[Begin Material provided]

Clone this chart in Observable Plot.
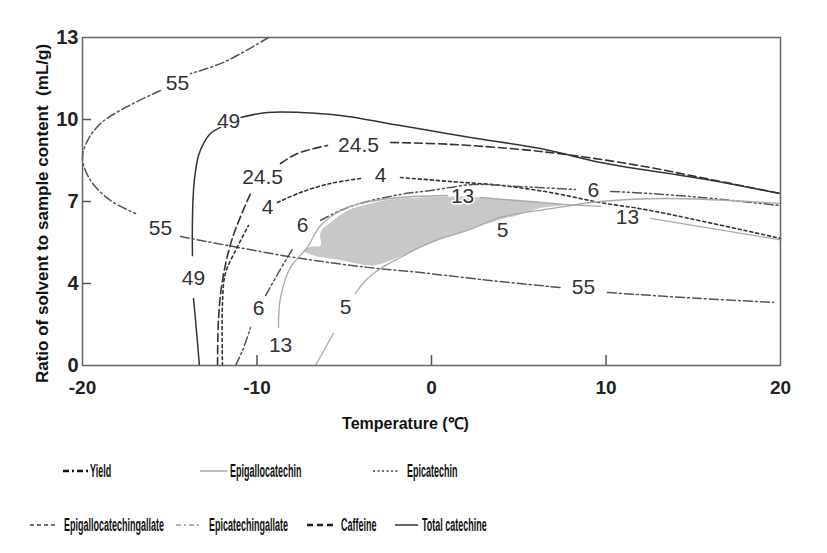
<!DOCTYPE html>
<html><head><meta charset="utf-8">
<script src="https://cdn.jsdelivr.net/npm/d3@7"></script>
<script src="https://cdn.jsdelivr.net/npm/@observablehq/plot@0.6"></script>
<style>
body{margin:0;background:#fff;}
#wrap{position:relative;width:827px;height:553px;background:#fff;font-family:"Liberation Sans",Arial,sans-serif;overflow:hidden;}
#legend{position:absolute;left:0;top:440px;width:827px;height:113px;}
.ls{position:absolute;}
.lt{position:absolute;font-weight:bold;font-size:18px;line-height:20px;transform-origin:0 50%;transform:scaleX(0.5);white-space:nowrap;color:#111;}
</style></head>
<body><div id="wrap"><div id="chart"></div><div id="legend"></div></div>
<script>
// ---------- data ----------
const xTicks = [-20, -10, 0, 10, 20];
const yTicks = [1, 4, 7, 10, 13];
const yTickLabels = ["0", "4", "7", "10", "13"];
const xInnerTicks = [-10, 0, 10];
const yInnerTicks = [4, 7, 10];
const xTitle = "Temperature (℃)";
const yTitle = "Ratio of solvent to sample content  (mL/g)";

// contour polylines [temperature, ratio]; null = break where a contour label sits
const yieldPts = [[-9.34,13.0],[-11.92,12.09],[-13.81,11.68],null,[-15.53,11.06],[-17.65,10.40],[-18.97,9.85],[-19.71,9.23],[-20.0,8.57],[-19.54,7.77],[-18.40,7.04],[-16.96,6.56],null,[-14.38,5.72],[-11.35,5.35],[-7.51,4.92],[-3.67,4.59],[-0.63,4.40],[2.81,4.15],[7.39,3.85],null,[10.09,3.67],[15.42,3.45],[19.60,3.31]];
const totalPts = [[-13.30,1.0],[-13.47,2.28],[-13.64,3.45],null,[-13.70,5.02],[-13.70,6.31],[-13.64,7.40],[-13.52,8.13],[-13.35,8.68],[-13.07,9.12],[-12.66,9.49],[-12.09,9.71],null,[-10.95,10.07],[-9.40,10.26],[-7.51,10.26],[-5.21,10.15],[-1.78,9.78],[2.23,9.34],[6.25,8.94],[9.68,8.43],[15.42,7.84],[20.0,7.29]];
const caffeinePts = [[-12.26,1.0],[-12.21,2.65],[-11.98,4.11],[-11.40,5.68],[-10.37,7.29],null,[-8.65,8.39],[-7.68,8.76],[-5.96,9.05],null,[-2.35,9.16],[1.09,9.09],[6.25,8.83],[11.58,8.35],[15.42,7.88],[20.0,7.29]];
const epicatechinPts = [[-11.98,1.0],[-11.98,3.27],[-11.81,4.37],[-11.17,5.28],[-10.49,6.12],null,[-8.83,6.96],[-7.51,7.33],[-5.79,7.66],[-4.07,7.84],null,[-1.78,7.88],[1.09,7.73],[3.95,7.59],[6.82,7.33],[9.68,6.96],[12.55,6.67],[20.0,5.65]];
const ecgPts = [[-11.23,1.0],[-10.83,1.55],[-10.37,2.39],null,[-9.51,3.56],[-8.77,4.40],[-7.91,5.32],null,[-6.36,6.31],[-5.21,6.67],[-4.07,6.93],[-1.78,7.26],[-0.06,7.40],[2.41,7.62],[4.93,7.55],[8.25,7.44],null,[10.26,7.37],[12.55,7.29],[15.42,7.15],[20.0,6.85]];
const egc13Pts = [[-8.77,2.39],[-8.65,3.49],[-8.08,4.59],[-7.11,5.32],[-6.36,6.12],[-4.81,6.78],[-2.35,7.11],[0.92,7.22],null,[2.81,7.15],[6.82,6.93],[9.68,6.82],null,[12.55,6.38],[20.0,5.60]];
const egc5Pts = [[-6.65,1.0],[-5.62,2.17],null,[-4.36,3.63],[-3.78,4.11],[-2.92,4.55],[-1.78,4.95],[-1.03,5.21],[0.52,5.65],[2.06,5.94],[3.95,6.42],[6.82,6.74],[9.68,7.00],[13.52,7.11],[20.0,6.93]];
// shaded optimum region
const regionPts = [[-6.36,5.87],[-5.79,6.23],[-4.81,6.67],[-3.50,6.93],[-2.35,7.07],[-0.63,7.15],[1.49,7.18],[3.95,7.11],[6.25,7.00],[7.68,6.89],[6.25,6.76],[4.93,6.50],[3.95,6.34],[2.23,5.98],[0.52,5.61],[-1.03,5.21],[-2.35,4.84],[-3.32,4.66],[-5.21,4.85],[-6.93,5.06],[-7.34,5.21],[-6.82,5.35],[-6.36,5.39]];

// contour labels
const contourLabelText = ["55","55","55","49","49","24.5","24.5","4","4","6","6","6","13","13","13","5","5"];
const contourLabelX = [-14.56,-15.53,8.71,-11.63,-13.64,-9.68,-4.18,-9.40,-2.92,-9.91,-7.39,9.28,-8.65,1.78,11.23,-4.93,4.07];
const contourLabelY = [11.32,6.01,3.85,9.93,4.18,7.88,9.05,6.78,7.95,3.09,6.12,7.40,1.73,7.18,6.42,3.12,5.94];

const legendLabels = ["Yield","Epigallocatechin","Epicatechin","Epigallocatechingallate","Epicatechingallate","Caffeine","Total catechine"];

// ---------- styles ----------
const curveStyles = [
  {pts: yieldPts, stroke: "#555", width: 1.5, dash: "9,3,2,3"},
  {pts: totalPts, stroke: "#333", width: 1.5, dash: null},
  {pts: caffeinePts, stroke: "#333", width: 1.6, dash: "8,4"},
  {pts: epicatechinPts, stroke: "#333", width: 1.6, dash: "3,3"},
  {pts: ecgPts, stroke: "#555", width: 1.5, dash: "9,3,2,3,2,3"},
  {pts: egc13Pts, stroke: "#aaa", width: 1.3, dash: null},
  {pts: egc5Pts, stroke: "#aaa", width: 1.3, dash: null}
];
const toRows = pts => pts.map(p => p ? {x: p[0], y: p[1]} : {x: NaN, y: NaN});
const labelRows = contourLabelText.map((t, i) => ({text: t, x: contourLabelX[i], y: contourLabelY[i]}));

const marks = [
  Plot.line(toRows(regionPts), {x: "x", y: "y", fill: "#c8c8c8", stroke: "none", curve: "catmull-rom-closed"})
];
for (const c of curveStyles) {
  marks.push(Plot.line(toRows(c.pts), {x: "x", y: "y", stroke: c.stroke, strokeWidth: c.width, strokeDasharray: c.dash || undefined, curve: "catmull-rom"}));
}
marks.push(
  Plot.text(labelRows, {x: "x", y: "y", text: "text", fontSize: 21, fill: "#333", stroke: "white", strokeWidth: 3, paintOrder: "stroke", textAnchor: "middle", lineAnchor: "middle", ariaLabel: "contour-label"}),
  Plot.tickX(xInnerTicks, {x: d => d, insetTop: 318, stroke: "#555", strokeWidth: 1.5}),
  Plot.tickY(yInnerTicks, {y: d => d, insetRight: 689, stroke: "#555", strokeWidth: 1.5}),
  Plot.frame({stroke: "#666", strokeWidth: 1.5}),
  Plot.axisX(xTicks, {tickSize: 0, tickPadding: 15, fontSize: 19, fontWeight: "bold", fill: "#222", label: null,
    tickFormat: d => String(d)}),
  Plot.axisY(yTicks, {tickSize: 0, tickPadding: 4, fontSize: 20, fontWeight: "bold", fill: "#222", label: null,
    tickFormat: d => yTickLabels[yTicks.indexOf(d)]}),
  Plot.text([xTitle], {frameAnchor: "bottom", dx: -26, dy: 58, fontSize: 16, fontWeight: "bold", fill: "#111", textAnchor: "middle", lineAnchor: "middle", ariaLabel: "x-title"}),
  Plot.text([yTitle], {frameAnchor: "left", rotate: -90, dx: -40, dy: 12, fontSize: 17, fontWeight: "bold", fill: "#111", textAnchor: "middle", lineAnchor: "middle", ariaLabel: "y-title"})
);

const chart = Plot.plot({
  width: 827, height: 440,
  marginLeft: 82, marginRight: 47, marginTop: 37, marginBottom: 75,
  x: {domain: [-20, 20]},
  y: {domain: [1, 13]},
  style: {background: "white", fontFamily: "'Liberation Sans', Arial, sans-serif", overflow: "visible"},
  marks
});
document.getElementById("chart").appendChild(chart);

// horizontally condensed lettering as in the reference
d3.select(chart).selectAll('g[aria-label="contour-label"] text').each(function() {
  this.setAttribute("transform", (this.getAttribute("transform") || "") + " scale(0.78,1)");
});
d3.select(chart).selectAll('g[aria-label="x-title"] text').each(function() {
  this.setAttribute("transform", (this.getAttribute("transform") || "") + " scale(0.74,1)");
});
d3.select(chart).selectAll('g[aria-label="y-title"] text').style("letter-spacing", "0.7px");

// ---------- legend ----------
const legendLayout = [
  {row: 0, s0: 63, s1: 88, tx: 90, stroke: "#111", width: 2.6, dash: "6,3,2,3"},
  {row: 0, s0: 200, s1: 227, tx: 230, stroke: "#aaa", width: 1.6, dash: null},
  {row: 0, s0: 373, s1: 400, tx: 407, stroke: "#444", width: 1.6, dash: "2,2.5"},
  {row: 1, s0: 30, s1: 58, tx: 64, stroke: "#444", width: 1.6, dash: "4,3"},
  {row: 1, s0: 176, s1: 200, tx: 209, stroke: "#999", width: 1.6, dash: "5,3,2,3"},
  {row: 1, s0: 307, s1: 333, tx: 341, stroke: "#222", width: 2.6, dash: "6,4"},
  {row: 1, s0: 395, s1: 418, tx: 422, stroke: "#666", width: 2, dash: null}
];
const rowY = [31, 85];
const legend = d3.select("#legend");
legendLabels.forEach((name, i) => {
  const L = legendLayout[i];
  const y = rowY[L.row];
  const s = legend.append("svg").attr("class", "ls")
    .style("left", L.s0 + "px").style("top", (y - 5) + "px")
    .attr("width", L.s1 - L.s0).attr("height", 10);
  s.append("line").attr("x1", 0).attr("x2", L.s1 - L.s0).attr("y1", 5).attr("y2", 5)
    .attr("stroke", L.stroke).attr("stroke-width", L.width)
    .attr("stroke-dasharray", L.dash);
  legend.append("div").attr("class", "lt")
    .style("left", L.tx + "px").style("top", (y - 10) + "px").text(name);
});
</script></body></html>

[End Material provided]

Objective: Leave the pictures out and reproduce exactly the lines from the top of the listing above through the line with "of solvent to".

Output of the task:
Clone this chart in Observable Plot.
<!DOCTYPE html>
<html><head><meta charset="utf-8">
<script src="https://cdn.jsdelivr.net/npm/d3@7"></script>
<script src="https://cdn.jsdelivr.net/npm/@observablehq/plot@0.6"></script>
<style>
body{margin:0;background:#fff;}
#wrap{position:relative;width:827px;height:553px;background:#fff;font-family:"Liberation Sans",Arial,sans-serif;overflow:hidden;}
#legend{position:absolute;left:0;top:440px;width:827px;height:113px;}
.ls{position:absolute;}
.lt{position:absolute;font-weight:bold;font-size:18px;line-height:20px;transform-origin:0 50%;transform:scaleX(0.5);white-space:nowrap;color:#111;}
</style></head>
<body><div id="wrap"><div id="chart"></div><div id="legend"></div></div>
<script>
// ---------- data ----------
const xTicks = [-20, -10, 0, 10, 20];
const yTicks = [1, 4, 7, 10, 13];
const yTickLabels = ["0", "4", "7", "10", "13"];
const xInnerTicks = [-10, 0, 10];
const yInnerTicks = [4, 7, 10];
const xTitle = "Temperature (℃)";
const yTitle = "Ratio of solvent to sample content  (mL/g)";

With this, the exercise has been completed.